WORK TO DO = Wherever the word "chart" appears in a line, extract that line.
>> BEGIN EXTRACTED ENTRIES
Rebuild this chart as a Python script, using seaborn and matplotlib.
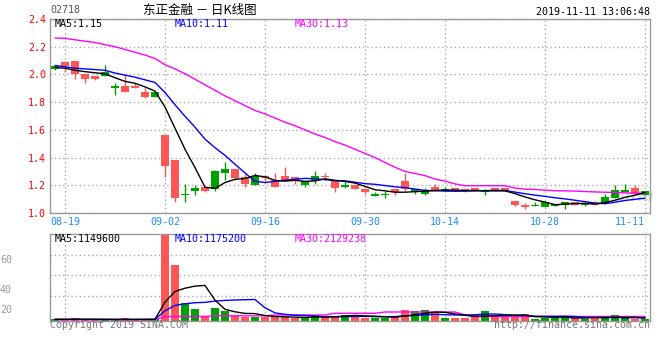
>> END EXTRACTED ENTRIES
>> BEGIN EXTRACTED ENTRIES
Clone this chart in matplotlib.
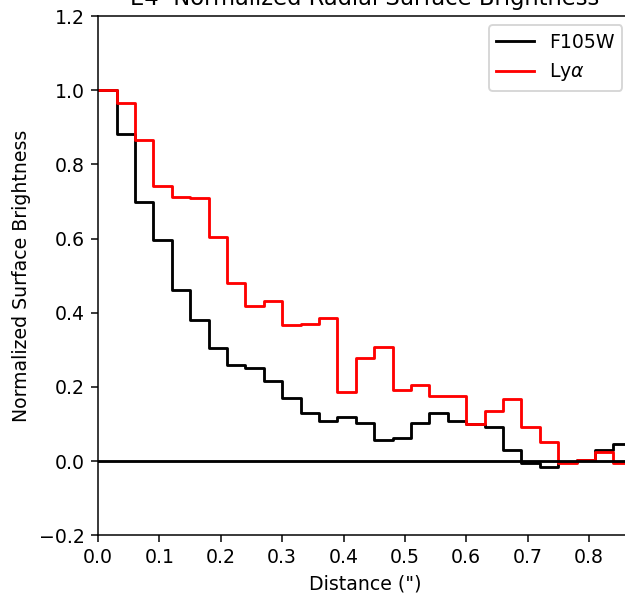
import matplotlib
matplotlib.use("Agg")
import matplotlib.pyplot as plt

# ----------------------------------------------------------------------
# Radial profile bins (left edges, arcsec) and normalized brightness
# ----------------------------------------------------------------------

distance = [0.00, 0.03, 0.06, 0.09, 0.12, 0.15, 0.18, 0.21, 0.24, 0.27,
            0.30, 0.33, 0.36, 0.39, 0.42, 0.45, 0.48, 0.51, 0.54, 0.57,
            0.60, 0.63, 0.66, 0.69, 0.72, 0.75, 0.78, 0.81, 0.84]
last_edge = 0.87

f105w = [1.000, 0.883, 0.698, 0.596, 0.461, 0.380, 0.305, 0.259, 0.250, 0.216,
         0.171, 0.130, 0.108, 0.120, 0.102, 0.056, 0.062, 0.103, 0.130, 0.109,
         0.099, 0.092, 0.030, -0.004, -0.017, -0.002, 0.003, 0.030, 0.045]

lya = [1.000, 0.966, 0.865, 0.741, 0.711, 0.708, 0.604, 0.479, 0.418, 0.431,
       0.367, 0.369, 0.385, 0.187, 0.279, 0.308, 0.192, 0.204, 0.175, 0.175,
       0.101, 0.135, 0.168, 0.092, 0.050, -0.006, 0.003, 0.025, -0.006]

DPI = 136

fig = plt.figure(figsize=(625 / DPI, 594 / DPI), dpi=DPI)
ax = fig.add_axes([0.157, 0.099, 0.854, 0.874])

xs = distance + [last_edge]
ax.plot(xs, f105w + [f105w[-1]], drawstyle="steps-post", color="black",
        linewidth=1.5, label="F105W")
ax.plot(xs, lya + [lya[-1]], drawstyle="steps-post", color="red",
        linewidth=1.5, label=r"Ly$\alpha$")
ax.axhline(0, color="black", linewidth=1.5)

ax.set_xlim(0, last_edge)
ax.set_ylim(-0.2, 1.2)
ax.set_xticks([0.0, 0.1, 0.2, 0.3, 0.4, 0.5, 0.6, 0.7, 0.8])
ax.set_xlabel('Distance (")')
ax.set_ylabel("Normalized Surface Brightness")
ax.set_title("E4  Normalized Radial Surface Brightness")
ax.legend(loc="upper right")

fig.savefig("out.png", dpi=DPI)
>> END EXTRACTED ENTRIES
>> BEGIN EXTRACTED ENTRIES
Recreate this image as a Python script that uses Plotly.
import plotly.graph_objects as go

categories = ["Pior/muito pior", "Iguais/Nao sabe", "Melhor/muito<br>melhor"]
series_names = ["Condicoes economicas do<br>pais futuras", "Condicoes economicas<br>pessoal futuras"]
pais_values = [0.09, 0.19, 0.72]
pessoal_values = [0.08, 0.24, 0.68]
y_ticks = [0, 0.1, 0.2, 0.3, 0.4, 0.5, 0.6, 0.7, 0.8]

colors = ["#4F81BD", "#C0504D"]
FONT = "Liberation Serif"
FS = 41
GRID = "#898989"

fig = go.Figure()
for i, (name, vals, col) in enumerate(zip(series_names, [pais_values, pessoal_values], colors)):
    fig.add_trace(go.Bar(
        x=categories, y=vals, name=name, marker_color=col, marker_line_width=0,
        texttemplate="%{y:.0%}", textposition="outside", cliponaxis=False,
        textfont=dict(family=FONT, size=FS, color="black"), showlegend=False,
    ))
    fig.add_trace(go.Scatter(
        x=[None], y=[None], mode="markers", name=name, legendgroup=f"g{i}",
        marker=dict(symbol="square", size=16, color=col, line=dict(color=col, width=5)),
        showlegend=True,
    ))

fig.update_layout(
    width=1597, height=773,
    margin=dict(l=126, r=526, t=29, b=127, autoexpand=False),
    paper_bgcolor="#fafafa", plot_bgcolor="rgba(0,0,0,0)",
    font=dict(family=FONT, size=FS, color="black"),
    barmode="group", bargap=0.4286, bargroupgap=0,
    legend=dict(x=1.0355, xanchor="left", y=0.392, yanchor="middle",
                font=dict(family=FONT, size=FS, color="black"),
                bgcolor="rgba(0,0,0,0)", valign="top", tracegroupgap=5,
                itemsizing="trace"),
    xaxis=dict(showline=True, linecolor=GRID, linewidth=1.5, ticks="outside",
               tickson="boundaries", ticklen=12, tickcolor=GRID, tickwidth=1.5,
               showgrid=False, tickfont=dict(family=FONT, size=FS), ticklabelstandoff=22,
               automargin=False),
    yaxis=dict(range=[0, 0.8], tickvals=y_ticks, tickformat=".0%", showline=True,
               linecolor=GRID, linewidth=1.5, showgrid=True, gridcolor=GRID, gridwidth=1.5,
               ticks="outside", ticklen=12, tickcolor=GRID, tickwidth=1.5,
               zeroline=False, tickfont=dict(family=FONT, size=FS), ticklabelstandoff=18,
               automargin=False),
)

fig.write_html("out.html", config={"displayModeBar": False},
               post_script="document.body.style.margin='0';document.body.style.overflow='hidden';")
>> END EXTRACTED ENTRIES
EXERCISE OUTPUT =
Rebuild this chart as a Python script, using seaborn and matplotlib.
Clone this chart in matplotlib.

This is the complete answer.